* Given data *
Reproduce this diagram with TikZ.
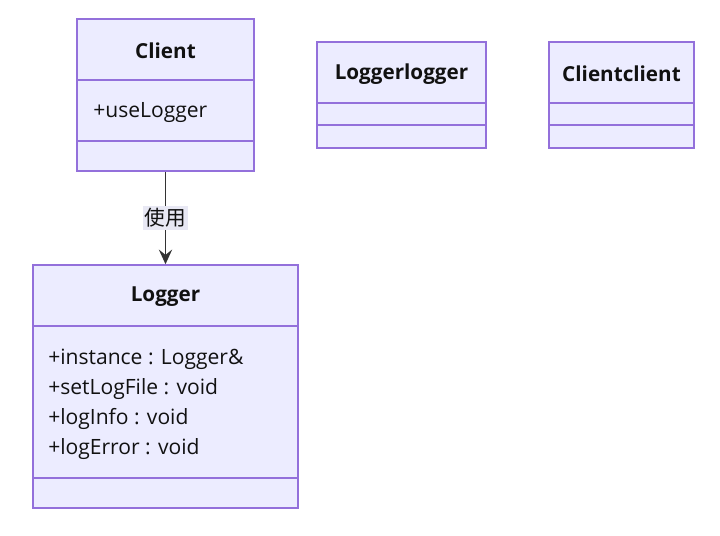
\documentclass[tikz,border=0pt]{standalone}
\usepackage{fontspec}
\setmainfont{Open Sans}
\newfontfamily\cjk{Noto Sans CJK SC}
\usetikzlibrary{arrows.meta}
\definecolor{boxfill}{HTML}{ECECFF}
\definecolor{boxline}{HTML}{9370DB}
\definecolor{txt}{HTML}{111111}
\definecolor{edge}{HTML}{333333}
\definecolor{lblbg}{HTML}{E8E8F4}
\tikzset{
  umlbox/.style={draw=boxline, fill=boxfill, line width=1.15pt, inner sep=0pt},
  divider/.style={draw=boxline, line width=1.15pt},
  ttl/.style={font=\fontsize{15.5pt}{18pt}\selectfont\bfseries, text=txt, inner sep=0pt},
  mem/.style={font=\fontsize{15.8pt}{18pt}\selectfont, text=txt, inner sep=0pt, anchor=west},
  arr/.style={draw=edge, line width=1pt, -{Stealth[length=11pt,width=10pt,inset=4pt]}},
  lbl/.style={fill=lblbg, font=\cjk\fontsize{15.5pt}{18pt}\selectfont, text=txt, inner sep=1.5pt}
}
\begin{document}
\begin{tikzpicture}[x=0.75pt,y=-0.75pt]
\useasboundingbox (0,0) rectangle (720,535);
% Client
\node[umlbox, minimum width={177*0.75pt}, minimum height={152*0.75pt}] (client) at (165.5,95) {};
\draw[divider] (77,80) -- (254,80);
\draw[divider] (77,141) -- (254,141);
\node[ttl] (clientT) at (165.5,51) {Client};
\node[mem] (clientM) at (93,113) {+useLogger};
% Logger
\node[umlbox, minimum width={265*0.75pt}, minimum height={243*0.75pt}] (logger) at (165.5,386.5) {};
\draw[divider] (33,326) -- (298,326);
\draw[divider] (33,478) -- (298,478);
\node[ttl] (loggerT) at (165.5,297) {Logger};
\node[mem] (m1) at (48,359) {+instance : Logger\&};
\node[mem] (m2) at (48,389) {+setLogFile : void};
\node[mem] (m3) at (48,419) {+logInfo : void};
\node[mem] (m4) at (48,449) {+logError : void};
% Loggerlogger
\node[umlbox, minimum width={169*0.75pt}, minimum height={106*0.75pt}] (ll) at (401.5,95) {};
\draw[divider] (317,103) -- (486,103);
\draw[divider] (317,125) -- (486,125);
\node[ttl] (llT) at (401.5,74) {Loggerlogger};
% Clientclient
\node[umlbox, minimum width={145*0.75pt}, minimum height={106*0.75pt}] (cc) at (621.5,95) {};
\draw[divider] (549,103) -- (694,103);
\draw[divider] (549,125) -- (694,125);
\node[ttl] (ccT) at (621.5,74) {Clientclient};
% edge
\draw[arr] (client.south) -- node[lbl] (uselbl) {使用} (logger.north);
\end{tikzpicture}
\end{document}
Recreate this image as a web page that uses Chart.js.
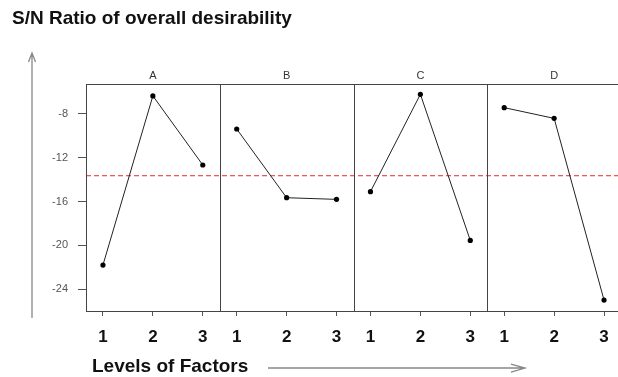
<!DOCTYPE html>
<html>
<head>
<meta charset="utf-8">
<script src="https://cdn.jsdelivr.net/npm/chart.js@4.4.1/dist/chart.umd.min.js"></script>
<style>
  html, body { margin: 0; padding: 0; background: #fff; overflow: hidden; width: 618px; height: 377px; }
  canvas { display: block; }
</style>
</head>
<body>
<canvas id="canvas" width="625" height="377" style="width:625px;height:377px"></canvas>
<script>
// values
const factors = ['A', 'B', 'C', 'D'];
const levels = [1, 2, 3];
const snA = [-21.8, -6.35, -12.66];
const snB = [-9.37, -15.65, -15.8];
const snC = [-15.1, -6.2, -19.55];
const snD = [-7.42, -8.4, -25.0];
const yTicks = [-8, -12, -16, -20, -24];
const overallMean = -13.64;

const yMin = -26.0, yMax = -5.26;
const pad = 0.34;
const span = (levels.length - 1) + 2 * pad;
const xMin = levels[0] - pad;
const xMax = xMin + span * factors.length;

const series = [snA, snB, snC, snD];
const xPos = (k, lv) => k * span + lv;

const datasets = series.map((vals, k) => ({
  label: factors[k],
  data: vals.map((v, i) => ({ x: xPos(k, levels[i]), y: v })),
  borderColor: '#222',
  backgroundColor: '#000',
  borderWidth: 1,
  pointRadius: 2.6,
  pointBorderWidth: 0,
  tension: 0
}));
datasets.push({
  label: 'mean',
  data: [{ x: xMin, y: overallMean }, { x: xMax, y: overallMean }],
  borderColor: 'rgb(238,40,40)',
  borderWidth: 1,
  borderDash: [5, 3],
  pointRadius: 0
});

const tickPositions = [];
factors.forEach((f, k) => levels.forEach(lv => tickPositions.push(xPos(k, lv))));

const decor = {
  id: 'decor',
  afterDraw(chart) {
    const { ctx, chartArea: a, scales: { x } } = chart;
    ctx.save();
    // frame and panel dividers
    ctx.strokeStyle = '#444';
    ctx.lineWidth = 1;
    ctx.strokeRect(a.left + 0.5, a.top + 0.5, a.right - a.left, a.bottom - a.top);
    ctx.beginPath();
    for (let k = 1; k < factors.length; k++) {
      const px = Math.round(x.getPixelForValue(xMin + k * span)) + 0.5;
      ctx.moveTo(px, a.top);
      ctx.lineTo(px, a.bottom);
    }
    ctx.stroke();
    // strip labels
    ctx.fillStyle = '#333';
    ctx.font = '11px "Liberation Sans", Arial, sans-serif';
    ctx.textAlign = 'center';
    ctx.textBaseline = 'middle';
    factors.forEach((f, k) => {
      ctx.fillText(f, x.getPixelForValue(xPos(k, levels[1])), a.top - 8);
    });
    // title
    ctx.fillStyle = '#111';
    ctx.font = 'bold 19px "Liberation Sans", Arial, sans-serif';
    ctx.textAlign = 'left';
    ctx.textBaseline = 'alphabetic';
    ctx.fillText('S/N Ratio of overall desirability', 12, 24);
    // y arrow
    ctx.strokeStyle = '#888';
    ctx.lineWidth = 1.3;
    ctx.beginPath();
    ctx.moveTo(32, 318);
    ctx.lineTo(32, 53);
    ctx.moveTo(28.5, 62);
    ctx.lineTo(32, 53);
    ctx.lineTo(35.5, 62);
    ctx.stroke();
    // x axis title and arrow
    ctx.fillStyle = '#111';
    ctx.font = 'bold 19px "Liberation Sans", Arial, sans-serif';
    ctx.fillText('Levels of Factors', 92, 372);
    ctx.strokeStyle = '#888';
    ctx.beginPath();
    ctx.moveTo(268, 368);
    ctx.lineTo(525, 368);
    ctx.moveTo(511, 364);
    ctx.lineTo(525, 368);
    ctx.lineTo(511, 372);
    ctx.stroke();
    ctx.restore();
  }
};

new Chart(document.getElementById('canvas'), {
  type: 'line',
  data: { datasets },
  options: {
    responsive: false,
    animation: false,
    devicePixelRatio: 1,
    layout: { padding: { left: 0, top: 84, right: 1, bottom: 0 } },
    plugins: { legend: { display: false }, tooltip: { enabled: false } },
    scales: {
      x: {
        type: 'linear',
        min: xMin,
        max: xMax,
        afterBuildTicks: s => { s.ticks = tickPositions.map(v => ({ value: v })); },
        afterFit: s => { s.height = 66; },
        grid: { drawOnChartArea: false, drawTicks: true, tickLength: 5, color: '#555' },
        border: { display: false },
        ticks: {
          autoSkip: false,
          maxRotation: 0,
          padding: 11,
          color: '#111',
          font: { family: '"Liberation Sans", Arial, sans-serif', size: 17, weight: 'bold' },
          callback: (v, i) => String(levels[i % levels.length])
        }
      },
      y: {
        min: yMin,
        max: yMax,
        afterBuildTicks: s => { s.ticks = yTicks.map(v => ({ value: v })); },
        afterFit: s => { s.width = 86; },
        grid: { drawOnChartArea: false, drawTicks: true, tickLength: 8, color: '#555' },
        border: { display: false },
        ticks: {
          padding: 10,
          color: '#555',
          font: { family: '"Liberation Sans", Arial, sans-serif', size: 11 }
        }
      }
    }
  },
  plugins: [decor]
});
</script>
</body>
</html>
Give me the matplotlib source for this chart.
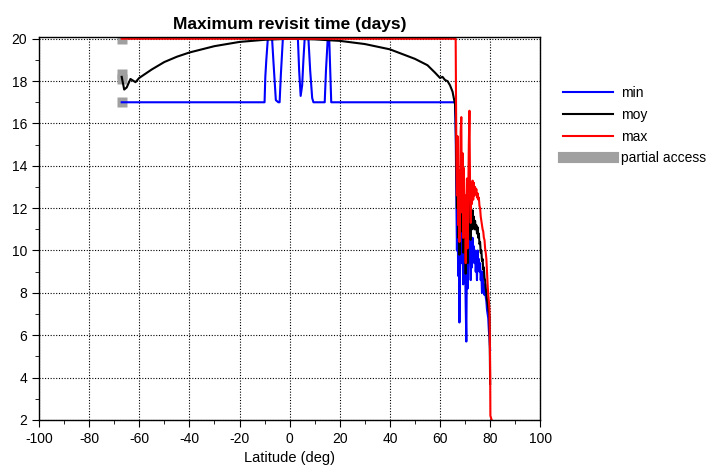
import matplotlib
matplotlib.use("Agg")
import matplotlib.pyplot as plt
from matplotlib.lines import Line2D

plt.rcParams['font.family'] = ['Liberation Sans', 'DejaVu Sans']
plt.rcParams['axes.unicode_minus'] = False

# --- data ---
lat_dense = [66.25, 66.5, 66.75, 67, 67.25, 67.5, 67.75, 68, 68.25, 68.5, 68.75, 69,
             69.25, 69.5, 69.75, 70, 70.25, 70.5, 70.75, 71, 71.25, 71.5, 71.75, 72,
             72.25, 72.5, 72.75, 73, 73.25, 73.5, 73.75, 74, 74.25, 74.5, 74.75, 75,
             75.25, 75.5, 75.75, 76, 76.25, 76.5, 76.75, 77, 77.25, 77.5, 77.75, 78,
             78.25, 78.5, 78.75, 79, 79.25, 79.5, 79.75, 80]

# min
lat_min = [-67, -10, -9.7, -9.3, -8.7, -7.0, -6.5, -5.5, -4.5, -4.0, -3.5, -2.7,
           3.3, 3.8, 4.4, 5.0, 5.5, 6.0, 7.5, 8.2, 9.0, 9.5, 14.0, 14.5, 15.2, 15.8,
           16.6, 66.0] + lat_dense
val_min = [17, 17, 18.2, 19.0, 20, 20, 19.0, 17.1, 17.0, 17.0, 18.3, 20,
           20, 18.5, 17.3, 17.8, 19.0, 20, 20, 18.5, 17.2, 17, 17, 18.5, 20, 20,
           17, 17,
           15.6, 12.8, 10.0, 12.2, 8.8, 10.6, 6.6, 9.2, 11.4, 12.0, 9.4, 11.2,
           8.4, 10.3, 9.0, 9.8, 7.4, 5.7, 10.2, 8.2, 9.6, 11.0, 12.0, 9.8,
           8.6, 10.4, 9.2, 10.6, 9.6, 10.2, 9.4, 10.0, 9.0, 9.6, 8.6, 10.0,
           9.3, 9.6, 9.0, 9.4, 8.6, 9.0, 8.0, 9.0, 8.5, 8.2, 7.9, 8.4,
           7.8, 7.6, 7.2, 7.0, 6.8, 6.2, 5.9, 5.3]

# moy
lat_moy = [-67, -66, -65, -63.5, -61.5, -60, -55, -50, -45, -40, -30, -20, -10, 0,
           10, 20, 30, 40, 50, 55, 58, 60, 61, 62, 63, 64, 65, 65.5, 66.0] + lat_dense
val_moy = [18.2, 17.6, 17.7, 18.1, 17.95, 18.15, 18.55, 18.9, 19.15, 19.35, 19.65,
           19.85, 19.95, 20.0, 19.97, 19.9, 19.75, 19.5, 19.05, 18.75, 18.4, 18.15,
           18.2, 18.05, 18.0, 17.8, 17.5, 17.2, 16.9,
           16.2, 14.2, 12.0, 13.6, 10.6, 12.2, 9.8, 11.0, 12.8, 13.6, 10.9, 12.5,
           9.9, 11.8, 10.4, 11.3, 8.9, 10.2, 11.8, 9.4, 10.9, 12.6, 13.4, 11.5,
           10.5, 11.8, 11.0, 11.9, 11.2, 11.6, 11.0, 11.4, 11.0, 11.2, 10.8, 11.1,
           10.6, 10.8, 10.3, 10.4, 9.9, 10.0, 9.5, 9.6, 9.1, 9.2, 8.7, 8.6,
           8.2, 8.0, 7.7, 7.5, 7.3, 7.1, 6.9, 3.7]

# max
lat_max = [-67, 66.0] + lat_dense + [80.1, 80.6]
val_max = [20, 20,
           20, 15.0, 12.6, 15.4, 11.2, 13.8, 10.4, 13.0, 15.6, 16.3, 11.8, 14.6,
           10.6, 13.9, 11.2, 12.6, 9.4, 11.9, 13.4, 10.1, 12.4, 15.0, 16.6, 12.9,
           11.3, 13.1, 12.2, 13.3, 12.4, 13.2, 12.6, 13.0, 12.7, 12.9, 12.5, 12.7,
           12.4, 12.5, 12.1, 12.0, 11.6, 11.4, 11.2, 11.0, 10.9, 10.6, 10.5, 10.1,
           9.9, 9.6, 9.0, 8.4, 7.9, 7.6, 7.2, 4.6,
           2.2, 2.0]

# partial access
lat_partial = [-67, -67, -67, -67]
val_partial = [20, 18.35, 18.1, 17]

fig = plt.figure(figsize=(7.09, 4.75), dpi=100)
ax = fig.add_axes([0.055, 0.116, 0.707, 0.806])

ax.plot(lat_partial, val_partial, 's', color='#a0a0a0', ms=7, mec='none')
ax.plot(lat_min, val_min, color='#0000ff', lw=1.5)
ax.plot(lat_moy, val_moy, color='black', lw=1.5)
ax.plot(lat_max, val_max, color='#ff0000', lw=1.5)

ax.set_xlim(-100, 100)
ax.set_ylim(2, 20.08)  # tiny headroom so the 20-day line shows under the frame
ax.set_xticks(range(-100, 101, 20))
ax.set_xticks(range(-100, 101, 10), minor=True)
ax.set_yticks(range(2, 21, 2))
ax.set_yticks(range(3, 21, 2), minor=True)
ax.grid(True, which='major', linestyle=(0, (1, 1.5)), color='black', lw=0.8)
ax.tick_params(which='both', direction='out', top=False, right=False, labelsize=10)
ax.tick_params(which='major', length=5)
ax.tick_params(which='minor', length=3)
for s in ax.spines.values():
    s.set_linewidth(1.0)

ax.set_xlabel('Latitude (deg)', fontsize=10.5)
ax.set_title('Maximum revisit time (days)', fontsize=12.5, fontweight='bold', pad=6)

handles = [Line2D([], [], color='#0000ff', lw=1.5),
           Line2D([], [], color='black', lw=1.5),
           Line2D([], [], color='#ff0000', lw=1.5),
           Line2D([], [], color='#a0a0a0', lw=8)]
fig.legend(handles, ['min', 'moy', 'max', 'partial access'],
           loc='upper left', bbox_to_anchor=(0.786, 0.83), frameon=False,
           fontsize=10, handlelength=3.6, labelspacing=0.55, handletextpad=0.6,
           borderaxespad=0.0)

fig.savefig('out.png', dpi=100)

* Problem to work on *
Omit all pictures, and reproduce exactly the lines from the one holding "Recreate this image" through the one holding "const xPos = (k, lv) => k * span + lv;", both included.

* Answer for this exercise *
Recreate this image as a web page that uses Chart.js.
<!DOCTYPE html>
<html>
<head>
<meta charset="utf-8">
<script src="https://cdn.jsdelivr.net/npm/chart.js@4.4.1/dist/chart.umd.min.js"></script>
<style>
  html, body { margin: 0; padding: 0; background: #fff; overflow: hidden; width: 618px; height: 377px; }
  canvas { display: block; }
</style>
</head>
<body>
<canvas id="canvas" width="625" height="377" style="width:625px;height:377px"></canvas>
<script>
// values
const factors = ['A', 'B', 'C', 'D'];
const levels = [1, 2, 3];
const snA = [-21.8, -6.35, -12.66];
const snB = [-9.37, -15.65, -15.8];
const snC = [-15.1, -6.2, -19.55];
const snD = [-7.42, -8.4, -25.0];
const yTicks = [-8, -12, -16, -20, -24];
const overallMean = -13.64;

const yMin = -26.0, yMax = -5.26;
const pad = 0.34;
const span = (levels.length - 1) + 2 * pad;
const xMin = levels[0] - pad;
const xMax = xMin + span * factors.length;

const series = [snA, snB, snC, snD];
const xPos = (k, lv) => k * span + lv;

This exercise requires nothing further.